WHAT YOU WILL DO
The required output is the block of lines from the line with "Write the React, TypeScript" to the line with "Chart.register(...registerables);", endpoints included and pictures omitted.

RECORD SET
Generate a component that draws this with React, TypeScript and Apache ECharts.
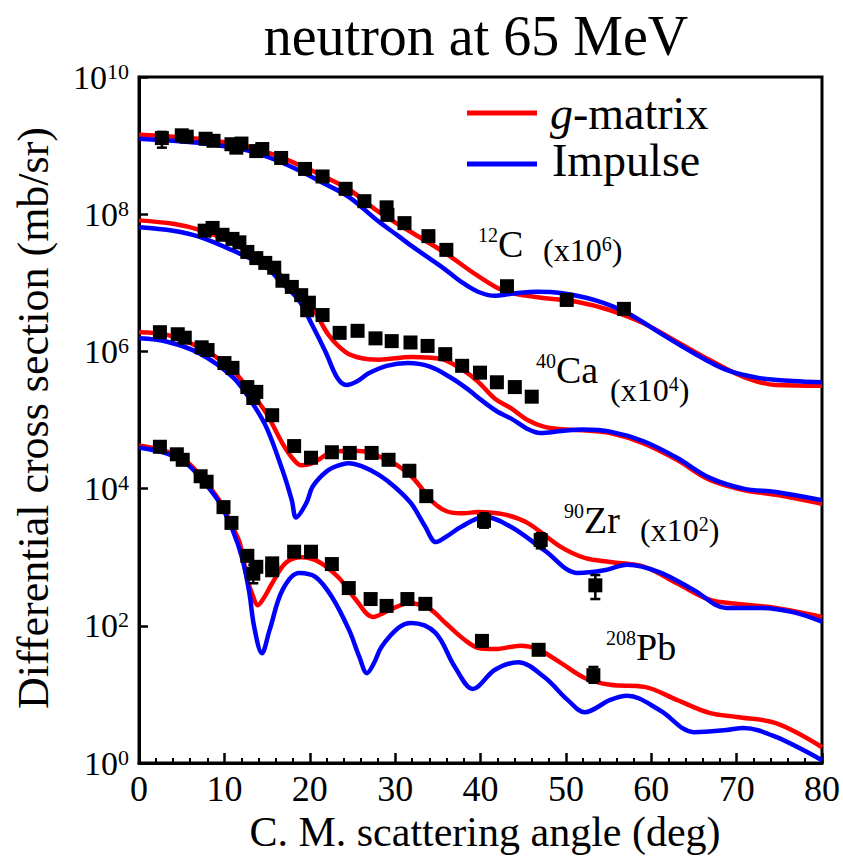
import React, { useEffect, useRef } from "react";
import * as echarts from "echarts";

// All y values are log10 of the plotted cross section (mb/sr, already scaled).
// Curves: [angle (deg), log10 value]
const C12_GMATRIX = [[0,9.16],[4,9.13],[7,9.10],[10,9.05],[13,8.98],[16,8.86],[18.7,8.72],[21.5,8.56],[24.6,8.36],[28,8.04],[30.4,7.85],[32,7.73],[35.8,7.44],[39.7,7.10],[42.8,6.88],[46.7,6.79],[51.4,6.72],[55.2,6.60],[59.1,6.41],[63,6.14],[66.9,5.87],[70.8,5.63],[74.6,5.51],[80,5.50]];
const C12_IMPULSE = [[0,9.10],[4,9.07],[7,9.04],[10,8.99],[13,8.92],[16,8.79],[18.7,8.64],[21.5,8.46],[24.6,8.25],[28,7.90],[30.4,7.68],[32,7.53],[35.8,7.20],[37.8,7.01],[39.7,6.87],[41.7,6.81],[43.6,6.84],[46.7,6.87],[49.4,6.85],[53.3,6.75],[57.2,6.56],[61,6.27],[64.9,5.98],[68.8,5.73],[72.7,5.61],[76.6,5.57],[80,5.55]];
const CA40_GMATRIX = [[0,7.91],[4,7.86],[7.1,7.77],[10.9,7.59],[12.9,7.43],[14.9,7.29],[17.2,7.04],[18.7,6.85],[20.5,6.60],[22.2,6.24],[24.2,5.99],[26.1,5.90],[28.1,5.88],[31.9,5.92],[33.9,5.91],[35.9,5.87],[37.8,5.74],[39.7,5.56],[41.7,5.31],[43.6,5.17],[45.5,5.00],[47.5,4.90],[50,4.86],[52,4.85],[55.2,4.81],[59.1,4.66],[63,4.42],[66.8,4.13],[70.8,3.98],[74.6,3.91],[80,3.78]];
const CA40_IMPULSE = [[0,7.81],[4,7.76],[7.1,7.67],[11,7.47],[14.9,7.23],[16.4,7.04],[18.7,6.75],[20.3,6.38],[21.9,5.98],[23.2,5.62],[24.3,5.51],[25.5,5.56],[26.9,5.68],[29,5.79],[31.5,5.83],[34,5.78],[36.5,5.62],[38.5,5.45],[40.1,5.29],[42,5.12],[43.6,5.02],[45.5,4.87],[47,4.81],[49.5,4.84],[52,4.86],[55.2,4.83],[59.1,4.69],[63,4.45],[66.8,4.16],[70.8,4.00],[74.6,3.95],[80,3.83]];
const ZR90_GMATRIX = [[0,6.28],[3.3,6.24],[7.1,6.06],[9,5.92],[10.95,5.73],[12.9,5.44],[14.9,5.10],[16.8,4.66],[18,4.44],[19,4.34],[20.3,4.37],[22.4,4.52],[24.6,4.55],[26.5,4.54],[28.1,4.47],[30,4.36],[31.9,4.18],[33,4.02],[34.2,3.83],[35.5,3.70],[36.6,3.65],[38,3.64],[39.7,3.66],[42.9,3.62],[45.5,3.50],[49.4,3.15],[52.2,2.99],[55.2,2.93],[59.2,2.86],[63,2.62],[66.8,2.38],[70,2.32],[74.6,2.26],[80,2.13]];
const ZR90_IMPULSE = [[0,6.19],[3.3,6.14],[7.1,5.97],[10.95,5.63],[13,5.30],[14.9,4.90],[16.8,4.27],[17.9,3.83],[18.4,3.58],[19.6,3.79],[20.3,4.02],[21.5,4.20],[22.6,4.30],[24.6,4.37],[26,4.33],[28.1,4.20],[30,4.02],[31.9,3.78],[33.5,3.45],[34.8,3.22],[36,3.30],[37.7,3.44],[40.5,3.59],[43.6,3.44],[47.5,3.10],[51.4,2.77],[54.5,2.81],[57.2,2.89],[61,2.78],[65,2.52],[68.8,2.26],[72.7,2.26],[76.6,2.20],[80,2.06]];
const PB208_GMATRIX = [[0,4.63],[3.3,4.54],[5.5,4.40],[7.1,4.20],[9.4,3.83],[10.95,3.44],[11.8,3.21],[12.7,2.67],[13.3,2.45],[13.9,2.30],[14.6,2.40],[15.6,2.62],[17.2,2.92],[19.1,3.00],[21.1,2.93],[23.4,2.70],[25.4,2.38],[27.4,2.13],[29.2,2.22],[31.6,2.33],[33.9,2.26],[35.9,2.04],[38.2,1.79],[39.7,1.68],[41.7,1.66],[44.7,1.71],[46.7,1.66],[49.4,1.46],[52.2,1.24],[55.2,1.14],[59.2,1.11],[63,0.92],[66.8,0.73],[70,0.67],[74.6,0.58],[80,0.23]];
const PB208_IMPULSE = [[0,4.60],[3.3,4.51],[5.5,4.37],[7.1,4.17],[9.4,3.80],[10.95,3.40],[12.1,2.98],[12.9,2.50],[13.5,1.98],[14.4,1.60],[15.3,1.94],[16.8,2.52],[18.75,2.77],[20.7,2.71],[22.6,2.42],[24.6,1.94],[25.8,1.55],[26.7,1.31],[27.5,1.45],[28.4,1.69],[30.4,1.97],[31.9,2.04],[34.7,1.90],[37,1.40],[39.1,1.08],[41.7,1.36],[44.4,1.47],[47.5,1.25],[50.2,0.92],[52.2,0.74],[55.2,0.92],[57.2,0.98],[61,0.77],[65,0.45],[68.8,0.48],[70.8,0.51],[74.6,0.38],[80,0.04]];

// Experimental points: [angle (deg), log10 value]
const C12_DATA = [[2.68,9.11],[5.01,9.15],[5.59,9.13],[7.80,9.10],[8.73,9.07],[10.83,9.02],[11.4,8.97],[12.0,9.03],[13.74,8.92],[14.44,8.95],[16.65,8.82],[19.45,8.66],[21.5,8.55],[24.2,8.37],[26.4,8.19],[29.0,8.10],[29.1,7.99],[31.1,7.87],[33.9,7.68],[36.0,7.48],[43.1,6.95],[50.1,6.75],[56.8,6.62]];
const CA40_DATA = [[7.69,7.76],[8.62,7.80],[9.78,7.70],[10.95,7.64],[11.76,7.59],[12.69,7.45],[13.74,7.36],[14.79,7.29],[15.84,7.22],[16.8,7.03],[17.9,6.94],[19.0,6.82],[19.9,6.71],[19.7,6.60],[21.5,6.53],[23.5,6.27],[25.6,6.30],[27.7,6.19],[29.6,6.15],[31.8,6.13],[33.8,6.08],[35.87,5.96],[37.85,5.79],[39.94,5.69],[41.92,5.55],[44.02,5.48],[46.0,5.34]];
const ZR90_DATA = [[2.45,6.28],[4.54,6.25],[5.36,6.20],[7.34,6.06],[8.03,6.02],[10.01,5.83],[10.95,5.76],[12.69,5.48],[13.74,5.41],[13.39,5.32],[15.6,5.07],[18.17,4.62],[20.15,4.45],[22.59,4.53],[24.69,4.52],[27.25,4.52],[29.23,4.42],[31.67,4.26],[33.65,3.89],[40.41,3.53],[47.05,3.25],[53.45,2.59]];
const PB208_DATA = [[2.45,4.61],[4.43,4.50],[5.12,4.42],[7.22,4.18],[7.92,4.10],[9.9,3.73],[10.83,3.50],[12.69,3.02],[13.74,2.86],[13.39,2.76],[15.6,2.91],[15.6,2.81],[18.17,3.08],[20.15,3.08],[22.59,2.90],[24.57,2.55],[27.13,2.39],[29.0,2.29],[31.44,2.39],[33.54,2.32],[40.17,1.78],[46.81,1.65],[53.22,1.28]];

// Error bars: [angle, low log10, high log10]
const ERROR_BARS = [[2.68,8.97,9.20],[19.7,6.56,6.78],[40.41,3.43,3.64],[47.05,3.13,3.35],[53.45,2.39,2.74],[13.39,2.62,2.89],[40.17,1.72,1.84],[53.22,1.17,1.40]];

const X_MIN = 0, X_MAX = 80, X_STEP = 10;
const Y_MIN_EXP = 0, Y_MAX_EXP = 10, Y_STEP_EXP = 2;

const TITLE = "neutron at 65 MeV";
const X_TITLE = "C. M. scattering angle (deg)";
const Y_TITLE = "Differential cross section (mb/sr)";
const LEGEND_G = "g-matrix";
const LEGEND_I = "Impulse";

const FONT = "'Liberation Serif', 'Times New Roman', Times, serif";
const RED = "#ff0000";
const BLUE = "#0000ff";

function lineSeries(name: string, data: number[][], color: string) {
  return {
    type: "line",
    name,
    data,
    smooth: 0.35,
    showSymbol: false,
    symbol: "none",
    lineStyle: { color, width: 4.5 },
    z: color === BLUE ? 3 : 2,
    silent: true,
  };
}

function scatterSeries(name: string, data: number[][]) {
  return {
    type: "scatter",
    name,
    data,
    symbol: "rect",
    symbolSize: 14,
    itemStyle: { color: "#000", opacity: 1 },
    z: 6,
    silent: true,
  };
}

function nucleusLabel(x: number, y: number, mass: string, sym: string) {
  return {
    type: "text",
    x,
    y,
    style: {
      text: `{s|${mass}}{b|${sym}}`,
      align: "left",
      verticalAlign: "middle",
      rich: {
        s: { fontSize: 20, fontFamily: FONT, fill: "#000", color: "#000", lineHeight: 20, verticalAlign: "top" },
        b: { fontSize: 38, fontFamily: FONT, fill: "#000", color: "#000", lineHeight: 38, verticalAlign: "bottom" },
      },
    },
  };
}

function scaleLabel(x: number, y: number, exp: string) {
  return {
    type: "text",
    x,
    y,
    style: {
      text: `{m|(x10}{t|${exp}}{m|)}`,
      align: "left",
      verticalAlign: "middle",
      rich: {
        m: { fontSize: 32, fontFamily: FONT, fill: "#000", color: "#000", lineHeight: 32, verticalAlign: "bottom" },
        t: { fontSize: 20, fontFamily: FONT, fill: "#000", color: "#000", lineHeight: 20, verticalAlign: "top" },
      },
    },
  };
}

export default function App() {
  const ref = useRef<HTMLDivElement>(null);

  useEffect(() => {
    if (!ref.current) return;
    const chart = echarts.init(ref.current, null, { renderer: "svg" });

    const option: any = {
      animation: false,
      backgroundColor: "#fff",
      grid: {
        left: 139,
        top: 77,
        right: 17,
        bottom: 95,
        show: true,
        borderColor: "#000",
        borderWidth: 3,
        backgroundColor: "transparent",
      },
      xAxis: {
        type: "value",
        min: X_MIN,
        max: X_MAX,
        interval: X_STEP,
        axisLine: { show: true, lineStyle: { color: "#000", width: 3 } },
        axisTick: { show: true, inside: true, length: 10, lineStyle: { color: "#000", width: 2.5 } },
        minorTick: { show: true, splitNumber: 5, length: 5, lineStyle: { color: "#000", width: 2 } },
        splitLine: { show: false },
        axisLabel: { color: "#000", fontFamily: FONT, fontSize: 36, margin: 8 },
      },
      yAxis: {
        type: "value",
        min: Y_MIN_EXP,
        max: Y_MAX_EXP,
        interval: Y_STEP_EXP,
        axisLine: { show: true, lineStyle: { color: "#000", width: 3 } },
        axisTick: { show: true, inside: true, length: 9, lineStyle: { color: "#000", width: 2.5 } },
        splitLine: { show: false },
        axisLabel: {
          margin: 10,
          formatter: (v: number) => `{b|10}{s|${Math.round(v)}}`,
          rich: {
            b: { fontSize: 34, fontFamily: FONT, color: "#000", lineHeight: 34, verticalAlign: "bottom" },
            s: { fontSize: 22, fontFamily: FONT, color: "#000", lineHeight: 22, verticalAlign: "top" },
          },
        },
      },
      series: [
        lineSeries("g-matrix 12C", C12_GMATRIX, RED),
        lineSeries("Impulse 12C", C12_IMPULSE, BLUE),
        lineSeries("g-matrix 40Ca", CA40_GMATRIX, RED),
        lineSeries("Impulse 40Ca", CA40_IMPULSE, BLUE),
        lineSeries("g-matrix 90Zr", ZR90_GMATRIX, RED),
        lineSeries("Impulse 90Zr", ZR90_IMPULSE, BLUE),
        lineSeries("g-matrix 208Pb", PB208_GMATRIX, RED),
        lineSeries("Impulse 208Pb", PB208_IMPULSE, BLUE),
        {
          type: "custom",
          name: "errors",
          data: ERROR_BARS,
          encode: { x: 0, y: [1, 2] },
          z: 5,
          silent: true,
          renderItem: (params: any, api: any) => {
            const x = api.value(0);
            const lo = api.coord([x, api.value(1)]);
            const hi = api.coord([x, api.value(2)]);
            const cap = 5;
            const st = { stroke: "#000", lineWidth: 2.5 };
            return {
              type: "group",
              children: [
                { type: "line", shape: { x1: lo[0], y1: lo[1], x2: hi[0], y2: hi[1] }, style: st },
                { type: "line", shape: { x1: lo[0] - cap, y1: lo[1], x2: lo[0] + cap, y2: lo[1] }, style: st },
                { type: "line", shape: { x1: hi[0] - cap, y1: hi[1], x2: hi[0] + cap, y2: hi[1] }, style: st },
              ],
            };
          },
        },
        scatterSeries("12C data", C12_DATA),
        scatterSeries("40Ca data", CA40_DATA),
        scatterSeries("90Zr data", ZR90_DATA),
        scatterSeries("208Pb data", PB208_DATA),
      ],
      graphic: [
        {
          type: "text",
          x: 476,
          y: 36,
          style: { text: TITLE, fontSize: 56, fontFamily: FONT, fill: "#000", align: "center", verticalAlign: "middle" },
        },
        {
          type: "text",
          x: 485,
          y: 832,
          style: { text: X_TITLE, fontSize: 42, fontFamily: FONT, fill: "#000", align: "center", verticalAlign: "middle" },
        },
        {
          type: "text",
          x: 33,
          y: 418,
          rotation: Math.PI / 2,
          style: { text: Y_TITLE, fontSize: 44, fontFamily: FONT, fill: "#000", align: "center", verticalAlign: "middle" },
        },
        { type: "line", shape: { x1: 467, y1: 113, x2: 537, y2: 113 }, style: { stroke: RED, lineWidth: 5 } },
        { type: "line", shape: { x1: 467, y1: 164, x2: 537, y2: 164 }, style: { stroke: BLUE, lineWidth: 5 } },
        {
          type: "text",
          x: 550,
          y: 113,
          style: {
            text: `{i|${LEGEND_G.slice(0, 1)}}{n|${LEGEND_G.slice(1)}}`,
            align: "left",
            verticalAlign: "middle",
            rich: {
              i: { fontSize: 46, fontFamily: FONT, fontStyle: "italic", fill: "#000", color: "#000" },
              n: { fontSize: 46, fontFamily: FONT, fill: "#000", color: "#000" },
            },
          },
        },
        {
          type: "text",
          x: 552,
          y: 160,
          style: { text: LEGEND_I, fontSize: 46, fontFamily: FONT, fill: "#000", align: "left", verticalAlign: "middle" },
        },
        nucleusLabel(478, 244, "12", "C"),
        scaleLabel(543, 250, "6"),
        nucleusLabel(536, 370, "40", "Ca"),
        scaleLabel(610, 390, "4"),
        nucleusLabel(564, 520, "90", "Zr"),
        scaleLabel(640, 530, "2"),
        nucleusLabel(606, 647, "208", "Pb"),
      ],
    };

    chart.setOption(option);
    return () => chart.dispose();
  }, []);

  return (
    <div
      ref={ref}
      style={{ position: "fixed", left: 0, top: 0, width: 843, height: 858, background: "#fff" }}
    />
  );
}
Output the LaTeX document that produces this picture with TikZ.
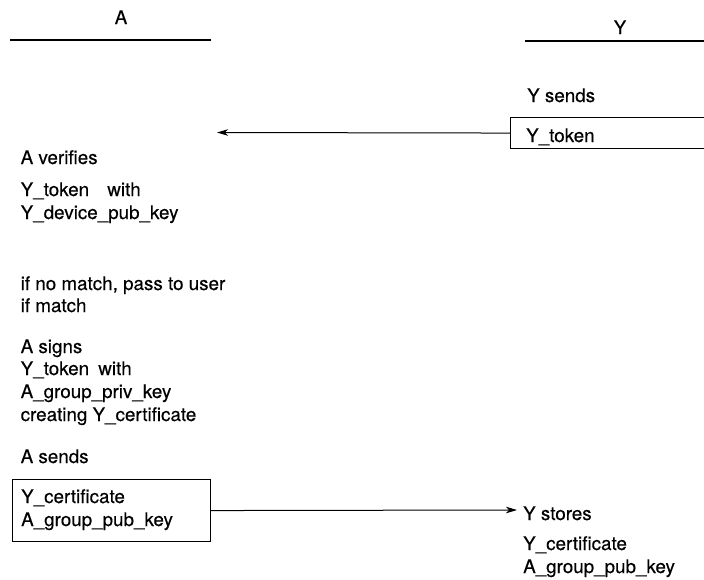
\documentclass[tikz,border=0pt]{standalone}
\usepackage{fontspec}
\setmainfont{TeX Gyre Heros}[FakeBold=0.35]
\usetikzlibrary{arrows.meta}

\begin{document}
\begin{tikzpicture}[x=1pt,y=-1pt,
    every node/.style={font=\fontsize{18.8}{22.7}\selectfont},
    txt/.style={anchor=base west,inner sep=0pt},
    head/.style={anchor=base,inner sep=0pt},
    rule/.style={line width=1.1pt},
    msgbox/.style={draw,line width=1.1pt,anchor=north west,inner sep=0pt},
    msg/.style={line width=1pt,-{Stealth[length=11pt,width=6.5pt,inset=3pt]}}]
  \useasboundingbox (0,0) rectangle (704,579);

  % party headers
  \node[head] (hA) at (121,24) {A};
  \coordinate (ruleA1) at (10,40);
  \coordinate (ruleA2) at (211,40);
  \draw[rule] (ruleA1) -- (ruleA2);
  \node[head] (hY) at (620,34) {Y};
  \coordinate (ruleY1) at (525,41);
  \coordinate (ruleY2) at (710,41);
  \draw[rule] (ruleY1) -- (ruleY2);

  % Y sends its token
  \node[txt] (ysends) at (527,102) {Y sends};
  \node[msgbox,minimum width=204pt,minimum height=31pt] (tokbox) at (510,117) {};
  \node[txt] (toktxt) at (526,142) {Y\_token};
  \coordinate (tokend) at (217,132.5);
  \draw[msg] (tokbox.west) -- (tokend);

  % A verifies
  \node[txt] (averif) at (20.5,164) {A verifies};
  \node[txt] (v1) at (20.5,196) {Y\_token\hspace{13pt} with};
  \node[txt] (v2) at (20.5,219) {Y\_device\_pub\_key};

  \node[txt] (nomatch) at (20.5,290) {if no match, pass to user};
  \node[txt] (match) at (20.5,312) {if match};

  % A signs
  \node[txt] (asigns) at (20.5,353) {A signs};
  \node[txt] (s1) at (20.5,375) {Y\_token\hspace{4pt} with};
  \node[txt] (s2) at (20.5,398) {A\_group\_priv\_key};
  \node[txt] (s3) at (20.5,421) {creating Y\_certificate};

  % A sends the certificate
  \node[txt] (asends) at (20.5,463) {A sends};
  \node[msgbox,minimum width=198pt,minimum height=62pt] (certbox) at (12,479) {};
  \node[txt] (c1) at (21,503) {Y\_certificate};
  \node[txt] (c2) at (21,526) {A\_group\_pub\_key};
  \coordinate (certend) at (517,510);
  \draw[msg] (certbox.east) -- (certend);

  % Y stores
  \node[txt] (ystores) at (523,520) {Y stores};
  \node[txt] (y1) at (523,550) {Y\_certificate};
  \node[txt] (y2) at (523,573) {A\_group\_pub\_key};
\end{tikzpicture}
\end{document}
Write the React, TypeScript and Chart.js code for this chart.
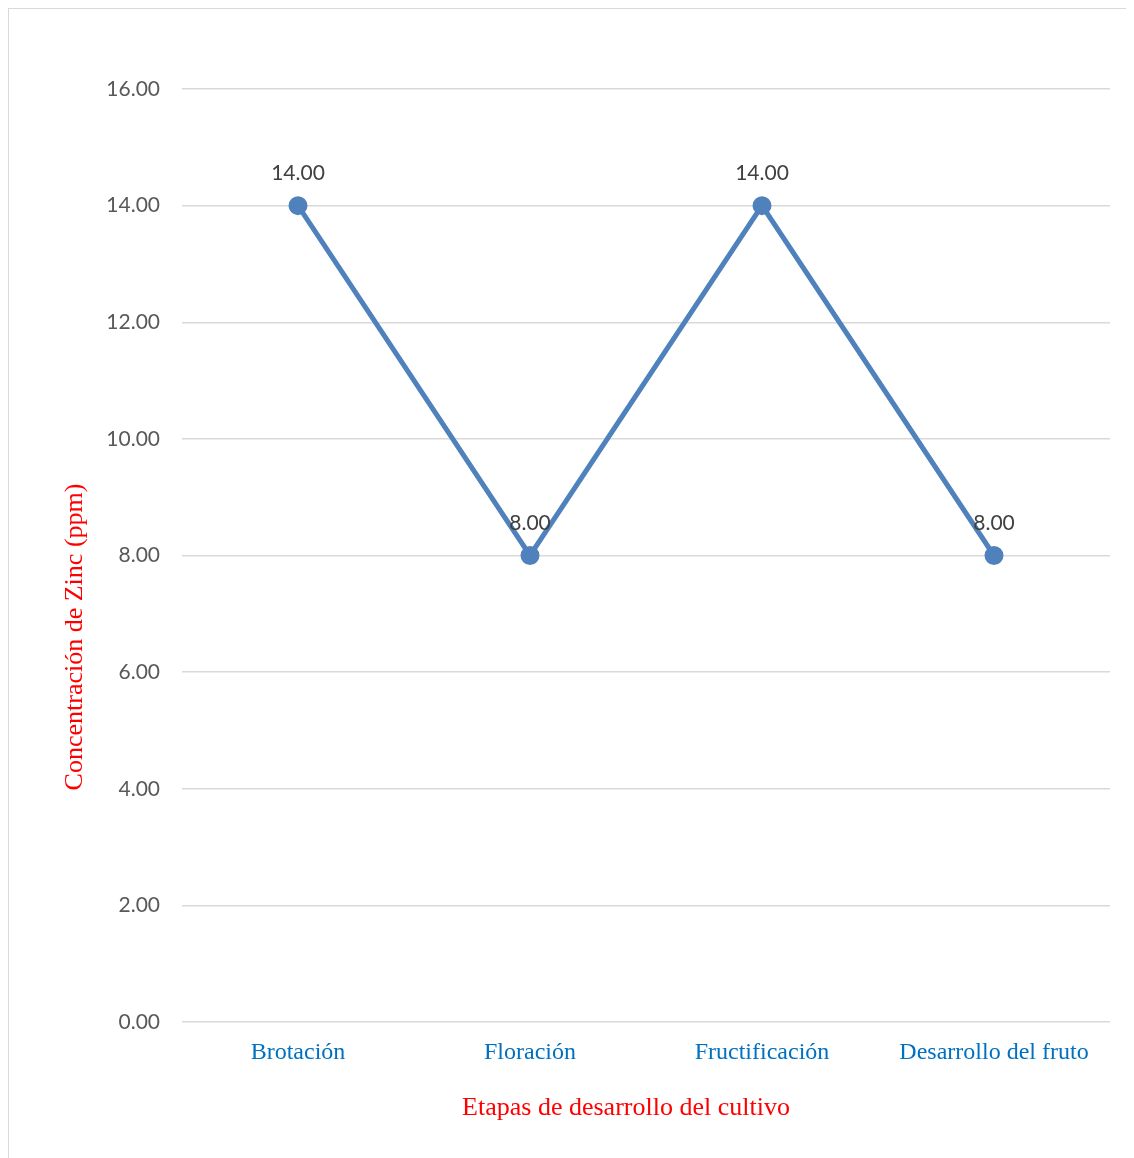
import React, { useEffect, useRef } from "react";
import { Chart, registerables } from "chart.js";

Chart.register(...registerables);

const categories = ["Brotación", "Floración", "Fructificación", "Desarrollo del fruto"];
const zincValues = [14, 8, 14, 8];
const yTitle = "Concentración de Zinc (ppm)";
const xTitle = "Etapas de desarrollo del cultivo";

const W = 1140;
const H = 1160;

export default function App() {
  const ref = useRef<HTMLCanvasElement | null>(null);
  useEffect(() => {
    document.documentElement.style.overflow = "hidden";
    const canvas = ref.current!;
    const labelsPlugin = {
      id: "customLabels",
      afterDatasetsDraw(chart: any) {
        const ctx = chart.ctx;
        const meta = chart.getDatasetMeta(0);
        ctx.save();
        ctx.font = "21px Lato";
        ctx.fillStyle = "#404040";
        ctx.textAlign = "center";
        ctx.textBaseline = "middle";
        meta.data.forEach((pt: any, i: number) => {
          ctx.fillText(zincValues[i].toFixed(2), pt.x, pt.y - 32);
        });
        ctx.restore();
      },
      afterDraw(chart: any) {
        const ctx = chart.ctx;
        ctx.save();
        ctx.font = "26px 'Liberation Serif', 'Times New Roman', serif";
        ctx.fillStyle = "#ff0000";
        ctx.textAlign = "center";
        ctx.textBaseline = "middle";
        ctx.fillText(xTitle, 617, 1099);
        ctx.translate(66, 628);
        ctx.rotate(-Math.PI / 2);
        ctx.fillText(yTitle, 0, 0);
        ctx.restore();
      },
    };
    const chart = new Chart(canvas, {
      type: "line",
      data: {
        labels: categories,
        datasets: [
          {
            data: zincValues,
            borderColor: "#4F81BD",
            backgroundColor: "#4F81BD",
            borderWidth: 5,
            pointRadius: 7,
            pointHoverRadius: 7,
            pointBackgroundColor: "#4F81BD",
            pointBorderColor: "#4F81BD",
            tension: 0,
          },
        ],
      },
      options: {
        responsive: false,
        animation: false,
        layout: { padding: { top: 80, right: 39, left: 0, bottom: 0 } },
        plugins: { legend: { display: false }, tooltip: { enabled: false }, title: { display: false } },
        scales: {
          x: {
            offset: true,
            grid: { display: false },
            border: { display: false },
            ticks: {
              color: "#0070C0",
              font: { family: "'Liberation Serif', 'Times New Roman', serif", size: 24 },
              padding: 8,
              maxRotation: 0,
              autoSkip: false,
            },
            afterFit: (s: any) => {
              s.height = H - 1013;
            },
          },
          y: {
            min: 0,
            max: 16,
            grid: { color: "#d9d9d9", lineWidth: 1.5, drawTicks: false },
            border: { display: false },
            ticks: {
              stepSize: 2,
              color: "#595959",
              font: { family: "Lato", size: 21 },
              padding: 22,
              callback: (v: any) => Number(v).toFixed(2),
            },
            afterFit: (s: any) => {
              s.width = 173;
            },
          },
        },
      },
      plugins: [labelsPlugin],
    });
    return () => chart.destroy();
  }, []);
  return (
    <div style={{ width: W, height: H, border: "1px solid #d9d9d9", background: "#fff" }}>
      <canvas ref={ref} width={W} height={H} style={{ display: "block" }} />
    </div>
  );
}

THE SOLUTION
Write the React, TypeScript and Chart.js code for this chart.
import React, { useEffect, useRef } from "react";
import { Chart, registerables } from "chart.js";

Chart.register(...registerables);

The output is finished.